Problem to solve: Count the lines in the entries below that include the word "this". Give nothing but the number.

Working data:
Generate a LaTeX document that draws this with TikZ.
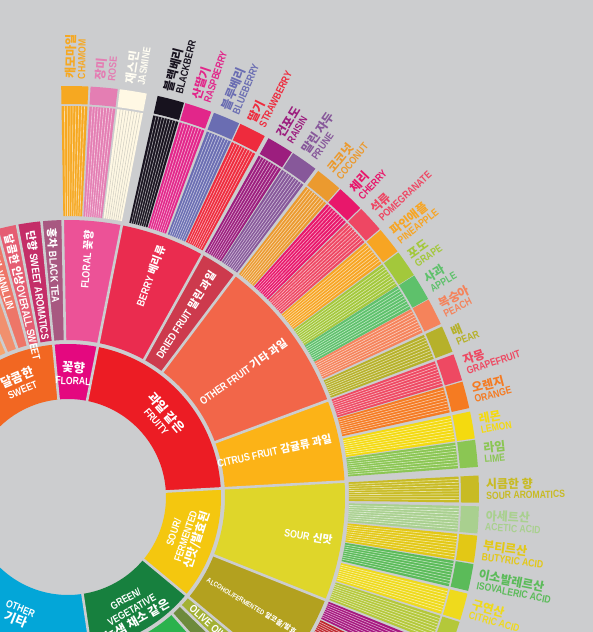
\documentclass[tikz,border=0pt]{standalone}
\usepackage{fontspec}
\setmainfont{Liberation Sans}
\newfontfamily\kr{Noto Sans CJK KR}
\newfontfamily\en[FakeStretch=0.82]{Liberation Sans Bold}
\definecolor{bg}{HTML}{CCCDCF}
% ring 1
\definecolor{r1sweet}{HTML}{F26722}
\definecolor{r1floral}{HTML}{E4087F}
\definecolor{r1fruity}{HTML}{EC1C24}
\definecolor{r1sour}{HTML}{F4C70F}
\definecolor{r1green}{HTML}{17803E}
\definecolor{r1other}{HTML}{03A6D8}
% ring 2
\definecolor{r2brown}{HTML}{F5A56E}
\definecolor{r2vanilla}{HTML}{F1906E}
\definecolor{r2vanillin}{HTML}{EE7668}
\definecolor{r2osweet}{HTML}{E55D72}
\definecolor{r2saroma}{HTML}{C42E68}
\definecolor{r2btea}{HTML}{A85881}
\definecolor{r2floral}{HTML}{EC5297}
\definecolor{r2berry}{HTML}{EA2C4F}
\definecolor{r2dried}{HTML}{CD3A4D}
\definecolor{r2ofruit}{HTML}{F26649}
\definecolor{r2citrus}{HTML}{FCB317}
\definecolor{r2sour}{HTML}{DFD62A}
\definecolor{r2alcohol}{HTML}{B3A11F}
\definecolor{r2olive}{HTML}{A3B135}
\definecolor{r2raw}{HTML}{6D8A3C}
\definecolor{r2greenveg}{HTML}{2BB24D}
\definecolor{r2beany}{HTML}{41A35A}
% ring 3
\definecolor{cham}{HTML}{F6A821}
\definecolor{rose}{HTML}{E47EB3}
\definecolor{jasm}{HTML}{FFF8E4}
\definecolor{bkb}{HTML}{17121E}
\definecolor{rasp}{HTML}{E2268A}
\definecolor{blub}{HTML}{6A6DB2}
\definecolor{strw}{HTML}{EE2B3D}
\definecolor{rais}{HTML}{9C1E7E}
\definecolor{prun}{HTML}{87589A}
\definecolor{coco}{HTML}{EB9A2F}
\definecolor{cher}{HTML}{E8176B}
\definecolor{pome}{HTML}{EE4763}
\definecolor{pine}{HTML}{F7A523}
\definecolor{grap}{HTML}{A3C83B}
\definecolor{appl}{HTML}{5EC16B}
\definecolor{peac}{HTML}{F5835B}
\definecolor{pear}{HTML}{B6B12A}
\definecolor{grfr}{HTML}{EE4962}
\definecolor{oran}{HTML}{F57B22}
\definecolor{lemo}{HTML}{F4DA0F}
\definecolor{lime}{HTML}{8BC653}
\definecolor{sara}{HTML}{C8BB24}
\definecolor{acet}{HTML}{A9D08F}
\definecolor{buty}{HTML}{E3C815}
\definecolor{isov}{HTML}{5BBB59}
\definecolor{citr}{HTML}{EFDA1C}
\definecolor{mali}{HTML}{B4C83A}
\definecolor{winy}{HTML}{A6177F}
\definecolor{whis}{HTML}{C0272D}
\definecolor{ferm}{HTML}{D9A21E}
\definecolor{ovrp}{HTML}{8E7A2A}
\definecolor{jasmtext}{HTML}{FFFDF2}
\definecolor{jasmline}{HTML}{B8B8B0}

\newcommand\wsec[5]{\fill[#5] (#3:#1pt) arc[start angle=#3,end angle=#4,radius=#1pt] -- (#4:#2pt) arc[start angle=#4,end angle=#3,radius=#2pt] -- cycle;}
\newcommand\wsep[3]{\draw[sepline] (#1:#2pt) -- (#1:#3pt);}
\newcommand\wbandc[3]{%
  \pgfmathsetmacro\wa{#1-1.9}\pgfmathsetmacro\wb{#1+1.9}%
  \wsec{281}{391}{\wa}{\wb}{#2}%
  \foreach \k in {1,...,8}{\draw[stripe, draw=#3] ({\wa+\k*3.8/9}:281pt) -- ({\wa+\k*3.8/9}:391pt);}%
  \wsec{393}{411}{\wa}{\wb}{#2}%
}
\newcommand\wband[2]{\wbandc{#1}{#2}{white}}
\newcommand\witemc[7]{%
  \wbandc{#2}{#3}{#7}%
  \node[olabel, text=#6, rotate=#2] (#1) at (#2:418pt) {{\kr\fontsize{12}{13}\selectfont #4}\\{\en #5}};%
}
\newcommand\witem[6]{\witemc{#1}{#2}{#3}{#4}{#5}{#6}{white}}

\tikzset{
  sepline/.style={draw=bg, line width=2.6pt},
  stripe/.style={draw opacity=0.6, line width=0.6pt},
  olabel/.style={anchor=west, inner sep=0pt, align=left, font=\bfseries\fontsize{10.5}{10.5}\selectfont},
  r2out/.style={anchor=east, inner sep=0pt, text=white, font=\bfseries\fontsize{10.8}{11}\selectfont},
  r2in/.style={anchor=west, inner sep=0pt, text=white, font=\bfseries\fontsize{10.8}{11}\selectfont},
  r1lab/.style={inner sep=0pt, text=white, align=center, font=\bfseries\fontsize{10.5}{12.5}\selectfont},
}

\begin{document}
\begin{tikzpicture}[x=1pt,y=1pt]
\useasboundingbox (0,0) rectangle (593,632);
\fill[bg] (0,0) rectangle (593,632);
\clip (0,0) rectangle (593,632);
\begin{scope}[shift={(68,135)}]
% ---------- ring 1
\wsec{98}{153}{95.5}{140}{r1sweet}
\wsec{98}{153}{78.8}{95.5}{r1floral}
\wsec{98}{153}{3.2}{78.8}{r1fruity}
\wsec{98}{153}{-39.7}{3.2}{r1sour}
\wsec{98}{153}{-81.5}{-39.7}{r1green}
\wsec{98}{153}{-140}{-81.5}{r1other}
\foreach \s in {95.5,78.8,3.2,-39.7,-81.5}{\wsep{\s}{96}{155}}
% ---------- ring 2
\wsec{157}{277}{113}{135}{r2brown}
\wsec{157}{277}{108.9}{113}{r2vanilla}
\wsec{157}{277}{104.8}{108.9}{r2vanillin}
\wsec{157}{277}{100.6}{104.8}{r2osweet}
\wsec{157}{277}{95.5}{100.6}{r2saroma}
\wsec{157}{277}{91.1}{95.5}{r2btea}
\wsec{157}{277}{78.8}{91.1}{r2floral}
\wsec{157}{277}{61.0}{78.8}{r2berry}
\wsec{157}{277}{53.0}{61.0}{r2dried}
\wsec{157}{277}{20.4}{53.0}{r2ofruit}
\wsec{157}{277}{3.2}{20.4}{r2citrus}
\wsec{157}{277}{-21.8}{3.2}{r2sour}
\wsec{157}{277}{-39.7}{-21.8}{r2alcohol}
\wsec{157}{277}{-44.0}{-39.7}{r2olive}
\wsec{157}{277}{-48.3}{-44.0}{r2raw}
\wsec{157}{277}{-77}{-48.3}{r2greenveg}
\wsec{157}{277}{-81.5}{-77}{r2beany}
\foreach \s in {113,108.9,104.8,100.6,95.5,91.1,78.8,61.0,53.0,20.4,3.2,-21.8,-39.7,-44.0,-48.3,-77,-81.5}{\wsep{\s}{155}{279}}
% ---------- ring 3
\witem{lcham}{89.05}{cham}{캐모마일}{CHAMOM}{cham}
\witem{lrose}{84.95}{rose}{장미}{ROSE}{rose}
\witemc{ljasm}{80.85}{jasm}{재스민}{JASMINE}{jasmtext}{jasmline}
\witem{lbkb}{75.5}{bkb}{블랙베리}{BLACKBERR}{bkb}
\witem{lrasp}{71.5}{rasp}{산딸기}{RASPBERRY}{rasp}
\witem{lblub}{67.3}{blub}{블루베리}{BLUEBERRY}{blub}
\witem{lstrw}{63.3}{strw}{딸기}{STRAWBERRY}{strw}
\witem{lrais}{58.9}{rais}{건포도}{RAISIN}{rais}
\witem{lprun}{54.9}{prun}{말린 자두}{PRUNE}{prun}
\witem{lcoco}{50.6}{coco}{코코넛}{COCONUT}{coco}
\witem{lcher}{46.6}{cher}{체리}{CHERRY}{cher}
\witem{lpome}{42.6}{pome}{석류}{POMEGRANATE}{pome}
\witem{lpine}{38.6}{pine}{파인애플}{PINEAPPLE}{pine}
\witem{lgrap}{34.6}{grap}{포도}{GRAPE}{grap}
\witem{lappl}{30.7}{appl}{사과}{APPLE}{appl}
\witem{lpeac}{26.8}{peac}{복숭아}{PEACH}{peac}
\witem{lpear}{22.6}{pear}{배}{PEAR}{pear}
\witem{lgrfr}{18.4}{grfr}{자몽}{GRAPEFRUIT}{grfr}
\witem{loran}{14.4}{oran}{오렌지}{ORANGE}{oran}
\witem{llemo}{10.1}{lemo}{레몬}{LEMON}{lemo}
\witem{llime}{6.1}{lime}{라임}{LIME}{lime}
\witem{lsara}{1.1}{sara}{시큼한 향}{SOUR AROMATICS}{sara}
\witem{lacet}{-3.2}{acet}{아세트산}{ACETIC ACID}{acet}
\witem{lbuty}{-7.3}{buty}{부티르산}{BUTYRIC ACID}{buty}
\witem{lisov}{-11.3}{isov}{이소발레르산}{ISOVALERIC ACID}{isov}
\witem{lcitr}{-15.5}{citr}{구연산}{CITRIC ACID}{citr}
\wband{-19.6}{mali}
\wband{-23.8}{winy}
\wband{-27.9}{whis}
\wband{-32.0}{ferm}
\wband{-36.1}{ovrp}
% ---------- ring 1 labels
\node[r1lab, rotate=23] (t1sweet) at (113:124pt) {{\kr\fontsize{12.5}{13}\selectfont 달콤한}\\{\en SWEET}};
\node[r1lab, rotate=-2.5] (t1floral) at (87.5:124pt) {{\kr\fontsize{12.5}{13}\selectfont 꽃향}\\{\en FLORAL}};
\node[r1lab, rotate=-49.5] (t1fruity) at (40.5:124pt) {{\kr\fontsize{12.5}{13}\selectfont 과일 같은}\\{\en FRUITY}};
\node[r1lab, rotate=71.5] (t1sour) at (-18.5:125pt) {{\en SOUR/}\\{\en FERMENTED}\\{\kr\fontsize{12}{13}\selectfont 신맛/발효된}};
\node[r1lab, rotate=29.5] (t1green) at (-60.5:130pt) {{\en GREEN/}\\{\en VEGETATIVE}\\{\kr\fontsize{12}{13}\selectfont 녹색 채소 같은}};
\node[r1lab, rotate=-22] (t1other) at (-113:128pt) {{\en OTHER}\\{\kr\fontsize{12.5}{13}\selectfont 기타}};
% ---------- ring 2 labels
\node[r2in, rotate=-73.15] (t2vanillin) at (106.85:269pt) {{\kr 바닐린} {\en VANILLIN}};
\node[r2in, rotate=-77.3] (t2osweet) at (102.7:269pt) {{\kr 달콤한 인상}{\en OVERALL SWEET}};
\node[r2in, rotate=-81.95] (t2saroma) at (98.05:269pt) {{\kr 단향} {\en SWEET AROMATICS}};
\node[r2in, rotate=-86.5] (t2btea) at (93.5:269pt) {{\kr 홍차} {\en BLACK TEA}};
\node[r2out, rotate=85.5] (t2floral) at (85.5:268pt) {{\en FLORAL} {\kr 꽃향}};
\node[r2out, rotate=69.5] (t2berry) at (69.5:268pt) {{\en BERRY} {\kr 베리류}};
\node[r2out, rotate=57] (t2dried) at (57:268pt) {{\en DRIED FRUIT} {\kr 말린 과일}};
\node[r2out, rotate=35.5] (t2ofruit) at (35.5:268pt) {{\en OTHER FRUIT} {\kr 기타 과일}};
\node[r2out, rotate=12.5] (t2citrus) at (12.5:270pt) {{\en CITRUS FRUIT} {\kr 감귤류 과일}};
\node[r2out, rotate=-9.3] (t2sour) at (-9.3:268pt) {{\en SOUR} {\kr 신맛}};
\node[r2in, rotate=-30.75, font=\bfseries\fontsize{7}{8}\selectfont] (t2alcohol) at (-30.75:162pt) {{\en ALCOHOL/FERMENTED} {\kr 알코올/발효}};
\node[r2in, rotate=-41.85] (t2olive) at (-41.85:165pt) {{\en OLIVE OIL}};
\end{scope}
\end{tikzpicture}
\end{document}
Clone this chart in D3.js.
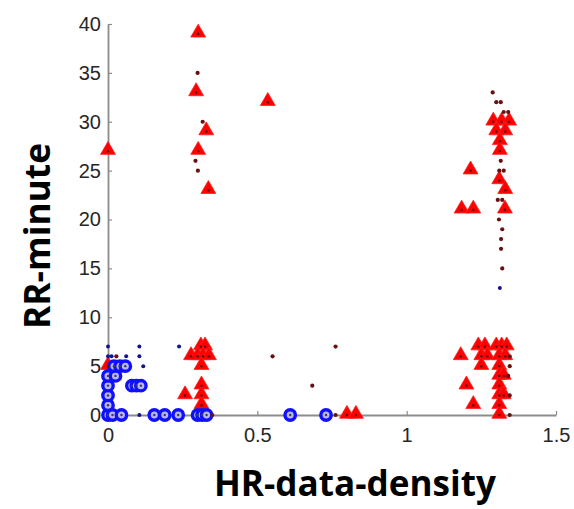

Exercise answer: 2